Staging often smooths those edges out by accident.

Maybe the database is smaller, so the query never degrades. Maybe the queue is empty, so the job appears fast. Maybe the external service responds quickly because only one person is testing. Maybe the cache is warm in a way production will never be.

All of that makes the release feel more stable than it really is.

The danger is not staging itself. The danger is the confidence inflation that happens when teams mistake “we exercised the path” for “we validated the conditions.”

A Real Example: The Feature That Passed Everywhere Except Reality

I watched a team ship a dashboard improvement that looked completely safe in staging.

The logic was straightforward:

load account-level activity
aggregate a few recent events
render summary widgets

Everything tested cleanly. QA liked it. Staging performed fine.

Production told a different story.

Real enterprise accounts had far more historical events than staging did. Some had strange legacy states that never existed in the seed data. A couple of customers had permission combinations that were technically valid but had never been used in the test environment. Under real usage, the query pattern got heavier, cache misses mattered more, and widget rendering pulled the wrong assumptions through the whole flow.

Nothing in staging was “fake.” It just was not honest enough.

That is the kind of distinction teams miss when they say staging lied.

It did not lie on purpose. It just answered a smaller question than the one production asked.

What Staging Is Actually Good For

I still want staging.

I want it for:

verifying deploy mechanics
checking that migrations run
exercising integration paths before users see them
letting QA and stakeholders validate behavior
catching obvious regressions in a production-adjacent environment

That is real value.

But I do not want teams using staging as their main release safety story.

If the only reason you think a deploy is safe is “staging passed,” your risk model is probably thinner than you think.

What I Trust More Than Staging Alone

The teams I trust most do not place all their confidence in a pre-production environment. They layer safety.

That usually looks more like:

smaller deploys
feature flags
gradual rollouts
strong observability
easy rollback paths
production testing against low-risk slices of traffic

That is the difference between trying to predict reality perfectly and designing for the fact that your prediction will be incomplete.

I would rather release with good telemetry and a safe rollback plan than with a gorgeous staging environment and no operational humility.

Staging should reduce risk. It should not be expected to erase uncertainty.

What Most Teams Get Wrong

They optimize staging for resemblance instead of usefulness.

You can spend a lot of energy chasing surface parity while still missing the reasons production behaves differently:

real user behavior
real account history
real concurrency
real failure timing
real operational pressure

That is why some of the most useful release practices are not about making staging more elaborate. They are about making production safer to learn in.

Canary rollouts are useful. Shadow traffic is useful. Better dashboards are useful. Kill switches are useful. Per-customer flags are useful.

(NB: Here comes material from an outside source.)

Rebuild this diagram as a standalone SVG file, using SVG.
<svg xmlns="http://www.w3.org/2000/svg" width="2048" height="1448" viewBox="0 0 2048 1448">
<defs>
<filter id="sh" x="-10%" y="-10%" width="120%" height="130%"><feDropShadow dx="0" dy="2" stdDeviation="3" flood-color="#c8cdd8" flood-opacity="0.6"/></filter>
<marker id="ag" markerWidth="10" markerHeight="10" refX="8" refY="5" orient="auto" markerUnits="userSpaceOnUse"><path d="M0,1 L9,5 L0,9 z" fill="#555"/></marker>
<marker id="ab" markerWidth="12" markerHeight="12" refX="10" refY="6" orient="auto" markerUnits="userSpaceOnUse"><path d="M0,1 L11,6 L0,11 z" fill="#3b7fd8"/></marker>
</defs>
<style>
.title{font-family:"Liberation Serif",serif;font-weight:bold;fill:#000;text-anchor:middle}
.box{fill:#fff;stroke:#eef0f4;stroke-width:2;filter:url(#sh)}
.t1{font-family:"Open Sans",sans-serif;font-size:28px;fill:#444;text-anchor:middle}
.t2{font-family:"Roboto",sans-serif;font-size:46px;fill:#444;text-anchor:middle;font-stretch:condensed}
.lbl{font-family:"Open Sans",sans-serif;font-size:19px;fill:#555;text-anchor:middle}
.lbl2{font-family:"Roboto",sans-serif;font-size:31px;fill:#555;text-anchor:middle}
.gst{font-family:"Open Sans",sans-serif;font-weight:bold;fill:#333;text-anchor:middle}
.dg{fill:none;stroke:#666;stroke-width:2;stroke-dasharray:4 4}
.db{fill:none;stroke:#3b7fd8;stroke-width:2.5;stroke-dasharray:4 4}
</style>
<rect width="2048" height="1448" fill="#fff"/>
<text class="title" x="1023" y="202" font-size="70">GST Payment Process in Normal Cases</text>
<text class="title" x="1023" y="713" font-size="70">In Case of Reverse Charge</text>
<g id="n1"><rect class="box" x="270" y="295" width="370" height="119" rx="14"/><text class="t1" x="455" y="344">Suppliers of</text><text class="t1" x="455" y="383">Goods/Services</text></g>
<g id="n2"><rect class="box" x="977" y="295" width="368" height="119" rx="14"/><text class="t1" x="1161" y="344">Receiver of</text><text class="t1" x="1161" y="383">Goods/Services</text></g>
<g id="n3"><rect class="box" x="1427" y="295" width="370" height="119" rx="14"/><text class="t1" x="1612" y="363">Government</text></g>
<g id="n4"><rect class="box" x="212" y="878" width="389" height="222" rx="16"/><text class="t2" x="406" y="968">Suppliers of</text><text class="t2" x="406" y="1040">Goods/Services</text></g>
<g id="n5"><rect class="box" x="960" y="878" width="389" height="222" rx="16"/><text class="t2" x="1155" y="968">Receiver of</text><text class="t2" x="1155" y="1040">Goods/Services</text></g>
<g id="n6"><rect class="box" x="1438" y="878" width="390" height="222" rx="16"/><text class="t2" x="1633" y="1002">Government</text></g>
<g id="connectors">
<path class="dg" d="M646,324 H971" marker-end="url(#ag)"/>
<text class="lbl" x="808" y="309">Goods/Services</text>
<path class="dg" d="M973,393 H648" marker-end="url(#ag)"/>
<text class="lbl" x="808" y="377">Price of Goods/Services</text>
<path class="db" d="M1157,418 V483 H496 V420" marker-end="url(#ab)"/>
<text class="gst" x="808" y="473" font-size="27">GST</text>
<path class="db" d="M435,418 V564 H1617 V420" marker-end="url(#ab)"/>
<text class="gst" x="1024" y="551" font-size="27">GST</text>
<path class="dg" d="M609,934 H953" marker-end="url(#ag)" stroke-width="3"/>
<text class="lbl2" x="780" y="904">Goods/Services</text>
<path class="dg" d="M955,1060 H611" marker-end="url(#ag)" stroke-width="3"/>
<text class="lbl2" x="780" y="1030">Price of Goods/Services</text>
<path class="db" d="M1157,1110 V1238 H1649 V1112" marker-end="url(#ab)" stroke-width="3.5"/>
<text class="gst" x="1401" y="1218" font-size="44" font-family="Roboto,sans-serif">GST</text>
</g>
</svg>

Those are often more valuable than another week spent trying to make staging feel like an exact twin of an environment it can never fully imitate.

What I Would Do Instead

If I were tightening a team’s release posture, I would focus on this order:

Make releases smaller.
Make rollbacks boring.
Add observability where failure would otherwise stay invisible.
Use feature flags or scoped rollouts to limit blast radius.
Keep staging, but treat it as one layer of confidence, not the whole story.

That sequence does more for real safety than romanticizing staging ever will.

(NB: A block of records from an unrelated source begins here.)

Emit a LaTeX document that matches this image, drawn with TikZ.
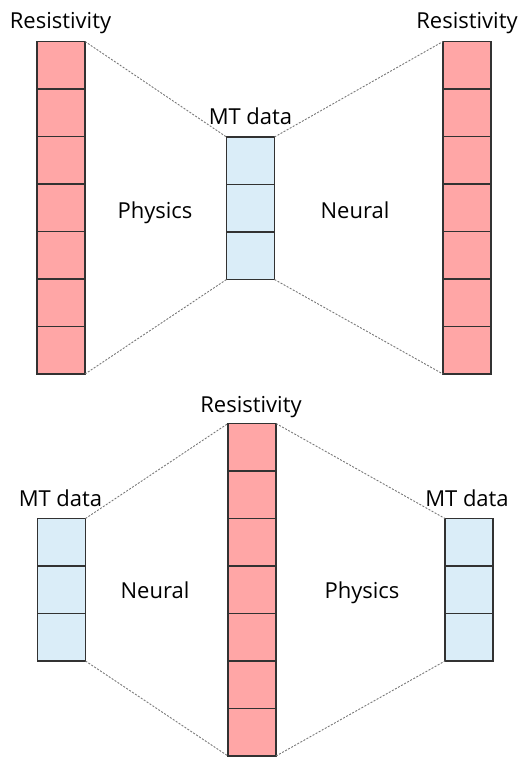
\documentclass[tikz,border=0pt]{standalone}
\usepackage{fontspec}
\setmainfont{Open Sans}
\definecolor{resred}{RGB}{255,166,166}
\definecolor{mtblue}{RGB}{218,237,248}
\definecolor{edgegray}{RGB}{50,50,50}
\definecolor{dashgray}{RGB}{120,120,120}
\begin{document}
\begin{tikzpicture}[x=1pt,y=-1pt,
  cell/.style={minimum width=48pt,minimum height=47.5pt,inner sep=0pt,outer sep=0pt},
  rcell/.style={cell,fill=resred},
  bcell/.style={cell,fill=mtblue},
  celledge/.style={draw=edgegray,line width=1.4pt},
  guide/.style={draw=dashgray,line width=0.9pt,dash pattern=on 2pt off 1.5pt},
  lbl/.style={font=\fontsize{22}{26}\selectfont,anchor=base,inner sep=0pt}]
\useasboundingbox (0,0) rectangle (520,760);
% top left resistivity
\foreach \i in {1,...,7} \node[rcell] (A\i) at (61,{41.5+47.5*(\i-0.5)}) {};
% top MT data
\foreach \i in {1,...,3} \node[bcell] (B\i) at (250.5,{137+47.5*(\i-0.5)}) {};
% top right resistivity
\foreach \i in {1,...,7} \node[rcell] (C\i) at (467,{41.5+47.5*(\i-0.5)}) {};
% bottom left MT
\foreach \i in {1,...,3} \node[bcell] (D\i) at (61.5,{518.5+47.5*(\i-0.5)}) {};
% bottom center resistivity
\foreach \i in {1,...,7} \node[rcell] (E\i) at (252,{423.5+47.5*(\i-0.5)}) {};
% bottom right MT
\foreach \i in {1,...,3} \node[bcell] (F\i) at (469,{518.5+47.5*(\i-0.5)}) {};
% cell borders
\foreach \c in {A,C,E} \foreach \i in {1,...,7}
  \draw[celledge] (\c\i.north west) rectangle (\c\i.south east);
\foreach \c in {B,D,F} \foreach \i in {1,...,3}
  \draw[celledge] (\c\i.north west) rectangle (\c\i.south east);
% guides
\draw[guide] (A1.north east) -- (B1.north west);
\draw[guide] (A7.south east) -- (B3.south west);
\draw[guide] (B1.north east) -- (C1.north west);
\draw[guide] (B3.south east) -- (C7.south west);
\draw[guide] (D1.north east) -- (E1.north west);
\draw[guide] (D3.south east) -- (E7.south west);
\draw[guide] (E1.north east) -- (F1.north west);
\draw[guide] (E7.south east) -- (F3.south west);
% labels
\node[lbl] (t1) at (60.5,28.5) {Resistivity};
\node[lbl] (t2) at (467,28.5) {Resistivity};
\node[lbl] (t3) at (250.5,124) {MT data};
\node[lbl] (t4) at (155,218.5) {Physics};
\node[lbl] (t5) at (355,218.5) {Neural};
\node[lbl] (t6) at (251,412.5) {Resistivity};
\node[lbl] (t7) at (60.5,506) {MT data};
\node[lbl] (t8) at (467,506) {MT data};
\node[lbl] (t9) at (155,598.5) {Neural};
\node[lbl] (t10) at (362,598.5) {Physics};
\end{tikzpicture}
\end{document}
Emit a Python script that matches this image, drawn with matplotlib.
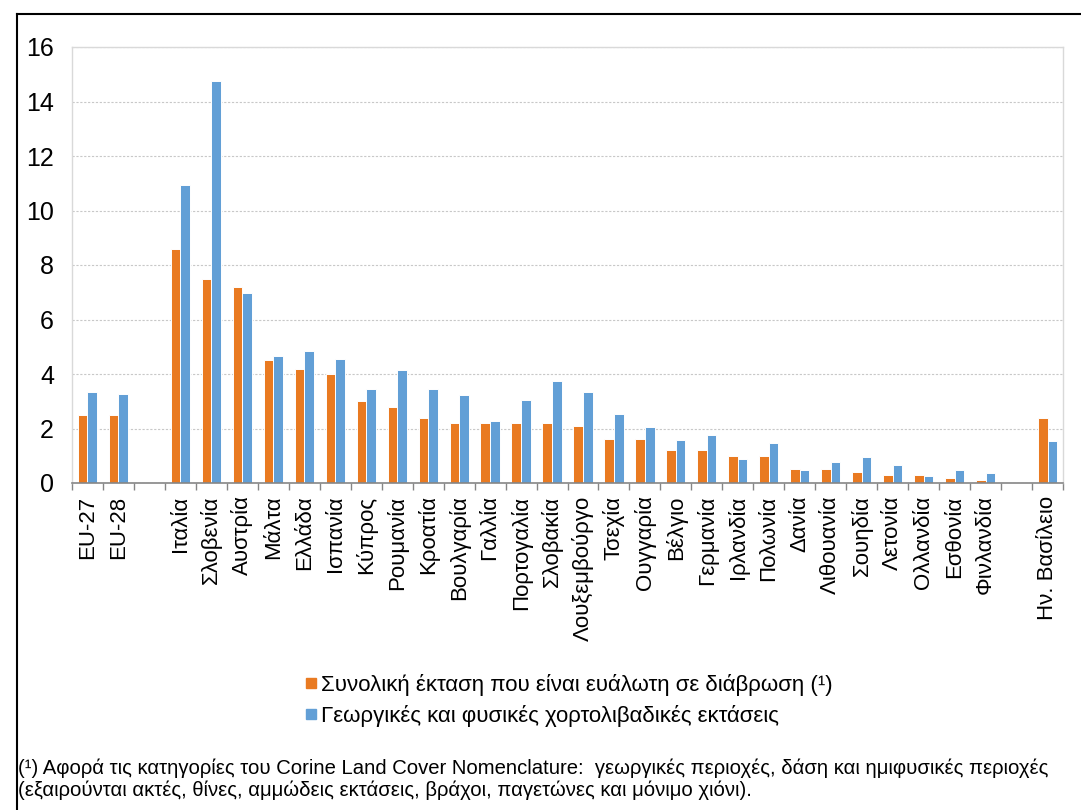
import numpy as np
import matplotlib
matplotlib.use("Agg")
import matplotlib.pyplot as plt
from matplotlib.lines import Line2D

plt.rcParams['font.family'] = ['Liberation Sans', 'DejaVu Sans']

# categories ("" = empty slot in the chart)
countries = ["EU-27", "EU-28", "", "Ιταλία", "Σλοβενία", "Αυστρία", "Μάλτα", "Ελλάδα",
             "Ισπανία", "Κύπρος", "Ρουμανία", "Κροατία", "Βουλγαρία", "Γαλλία",
             "Πορτογαλία", "Σλοβακία", "Λουξεμβούργο", "Τσεχία", "Ουγγαρία", "Βέλγιο",
             "Γερμανία", "Ιρλανδία", "Πολωνία", "Δανία", "Λιθουανία", "Σουηδία",
             "Λετονία", "Ολλανδία", "Εσθονία", "Φινλανδία", "", "Ην. Βασίλειο"]

total_area = [2.5, 2.5, np.nan, 8.6, 7.5, 7.2, 4.5, 4.2, 4.0, 3.0, 2.8, 2.4, 2.2, 2.2,
              2.2, 2.2, 2.1, 1.6, 1.6, 1.2, 1.2, 1.0, 1.0, 0.5, 0.5, 0.4, 0.3, 0.3,
              0.2, 0.1, np.nan, 2.4]
agri_grass = [3.35, 3.25, np.nan, 10.95, 14.75, 6.97, 4.66, 4.86, 4.56, 3.45, 4.15, 3.45,
              3.24, 2.26, 3.05, 3.75, 3.35, 2.55, 2.05, 1.56, 1.75, 0.87, 1.45, 0.46,
              0.77, 0.97, 0.66, 0.25, 0.46, 0.36, np.nan, 1.55]

label_total = "Συνολική έκταση που είναι ευάλωτη σε διάβρωση (¹)"
label_agri = "Γεωργικές και φυσικές χορτολιβαδικές εκτάσεις"
footnote = ("(¹) Αφορά τις κατηγορίες του Corine Land Cover Nomenclature:  γεωργικές περιοχές, "
            "δάση και ημιφυσικές περιοχές\n(εξαιρούνται ακτές, θίνες, αμμώδεις εκτάσεις, "
            "βράχοι, παγετώνες και μόνιμο χιόνι).")

orange = "#E97A21"
blue = "#629FD6"

fig = plt.figure(figsize=(10.81, 8.10), dpi=100)
ax = fig.add_axes([72/1081, 1-483/810, (1063-72)/1081, (483-47)/810])

x = np.arange(len(countries))
w = 0.31
ax.bar(x - w/2, total_area, w, color=orange, edgecolor="white", linewidth=0.7, zorder=3)
ax.bar(x + w/2, agri_grass, w, color=blue, edgecolor="white", linewidth=0.7, zorder=3)

ax.set_xlim(-0.5, len(countries) - 0.5)
ax.set_ylim(0, 16)
ax.set_yticks(np.arange(0, 17, 2))
ax.yaxis.grid(True, color="#C8C8C8", linestyle=(0, (2, 1.5)), linewidth=0.8, zorder=0)
ax.tick_params(axis="y", length=0, pad=13, labelsize=18)

ax.set_xticks(x)
ax.set_xticklabels(countries, rotation=90, fontsize=16)
ax.tick_params(axis="x", which="major", length=0, pad=9)
ax.set_xticks(np.arange(-0.5, len(countries), 1), minor=True)
ax.tick_params(axis="x", which="minor", length=5, width=1, color="#868686", direction="out")

for s in ["left", "right", "top"]:
    ax.spines[s].set_color("#D9D9D9")
    ax.spines[s].set_linewidth(1)
ax.spines["bottom"].set_color("#868686")
ax.spines["bottom"].set_linewidth(1.2)
ax.spines["bottom"].set_zorder(4)

handles = [Line2D([], [], marker="s", linestyle="none", markersize=7, color=orange),
           Line2D([], [], marker="s", linestyle="none", markersize=7, color=blue)]
fig.legend(handles, [label_total, label_agri], loc="upper left",
           bbox_to_anchor=(305/1081, 1-674/810), frameon=False, fontsize=16,
           handlelength=0.5, handletextpad=0.2, labelspacing=0.4,
           borderpad=0, borderaxespad=0)

fig.text(18/1081, 1-779/810, footnote, fontsize=14.6, va="center", ha="left",
         linespacing=1.15)

# outer black frame (top and left edges)
fig.add_artist(Line2D([17/1081, 1], [1-14/810, 1-14/810], color="black", linewidth=1.5))
fig.add_artist(Line2D([17/1081, 17/1081], [0, 1-14/810], color="black", linewidth=1.5))

fig.savefig("out.png", dpi=100)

The goal is not to stop testing before production. The goal is to stop pretending pre-production can answer every production question in advance.

Closing

Your staging environment is lying to you if you expect it to certify reality.

It can help. It can catch a lot. It can absolutely make releases safer.

But production is where traffic, history, timing, and human behavior finally meet your code at full price.

The best teams know staging is useful rehearsal, not proof.

And they build their release process around that truth instead of around wishful parity.